Сегодня социальные науки столь же неоднородны, как и гуманитарные. Порой даже создается впечатление, что важнейшие завоевания социальных наук, такие, например, как деконструкция “нации” или “идентичности”, в большей степени востребованы и оценены “новыми” историками и филологами, нежели современными антропологами и социологами, которые продолжают описывать те же идентичности или государства как некие онтологические сущности. Открытость и контекстуальность исторического процесса также в целом больше воодушевляет историков и филологов, нежели более универсалистски и системно (если не сказать — структуралистски) ориентированных социологов, политологов и антропологов. Гирц работал с сеткой значений как с текстом, который имеет смысл в рамках данной культуры, но у нас нет столь же влиятельной модели анализа социального поведения как языка — ни антропологи, ни социологи нам ее не предложили. На эту проблему выходят историки, наблюдающие кризис социальной истории, как она сложилась в 1960—1970-х годах, и ищущие способ читать социальное поведение, не отлившееся в дискурс. В то же время антропологи и филологи/лингвисты продолжают методологическое взаимоопыление, не замечая происходящего у коллег. Современная антропология активно использует аналитический арсенал постколониальной критики, но, в отличие от, скажем, историков имперских формаций, зачастую не видит проблемы в том, что ее аналитический язык совпадает с языком объектов ее изучения — как это очевидно происходит на постсоветском пространстве.

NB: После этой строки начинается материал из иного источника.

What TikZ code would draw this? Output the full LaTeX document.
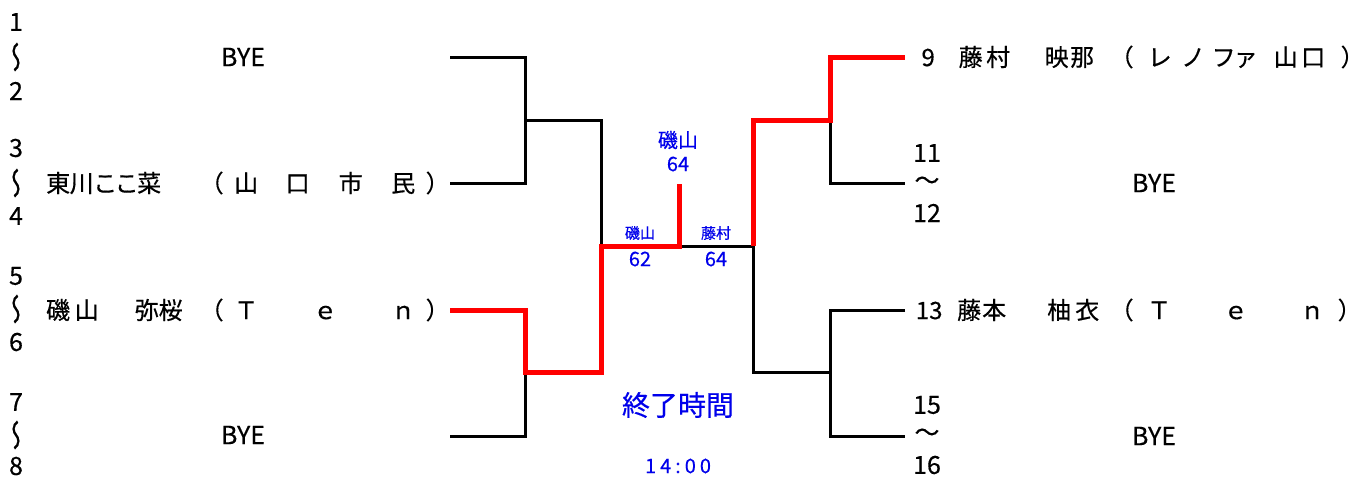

Кевин предложил искать “баланс между внутренним знанием интерпретативных актов и постижением социальных институтов, которые и санкционируют эти акты, и при этом <…> иметь дело одновременно с локальными контекстами и универсальными феноменами”. Если мы такой баланс найдем, считает он, представители социальных наук, возможно, увидят в нас, гуманитариях, полезных собеседников и мы “покончим с анахронизмом наших дисциплин и кафедр”. Может быть, конечно, некие абстрактные представители социальных наук удовлетворятся таким “балансом” и допустят нас в свой круг, но я не уверена, что Кевину, или мне, или прочим гуманитариям непременно захочется в этот круг войти. Мне кажется, что искать нужно не баланс неких устоявшихся подходов, а вместе с такими же неудовлетворенными представителями социальных наук уходить на ничейную территорию, где отсутствует иерархия старых и новых, отсталых и передовых дисциплин (не подходов!), и там вместе решать наши исследовательские задачи. Должна возникнуть middle ground — срединность — в том смысле, в котором ее описал Ричард Уайт, то есть творческое взаимное недопонимание, из которого реально вырастает новое качество[16]. Как позднее разъяснял Уайт, имея в виду именно процессуальный, а не пространственный аспект “срединности”:

Во-первых, я пытался описать процесс, начало которому дала “воля тех, кто… [стремился] оправдать собственные действия в терминах культурных ценностей своих партнеров — как они их воспринимали со стороны”. Эти акторы искали культурные “точки конгруэнтности, воображаемые или реальные”, которые “часто казались, да и действительно были, результатом мисинтерпретаций и случайностей”. Получавшиеся трактовки порой были просто смехотворными, но это не важно. “Любое совпадение, даже эфемерное, могло начать работать, оно оказывалось способно зажить своей жизнью при условии, что его принимали обе стороны”. Таким образом, ситуация “срединности” — это процесс взаимной и творческой мисинтерпретации[17].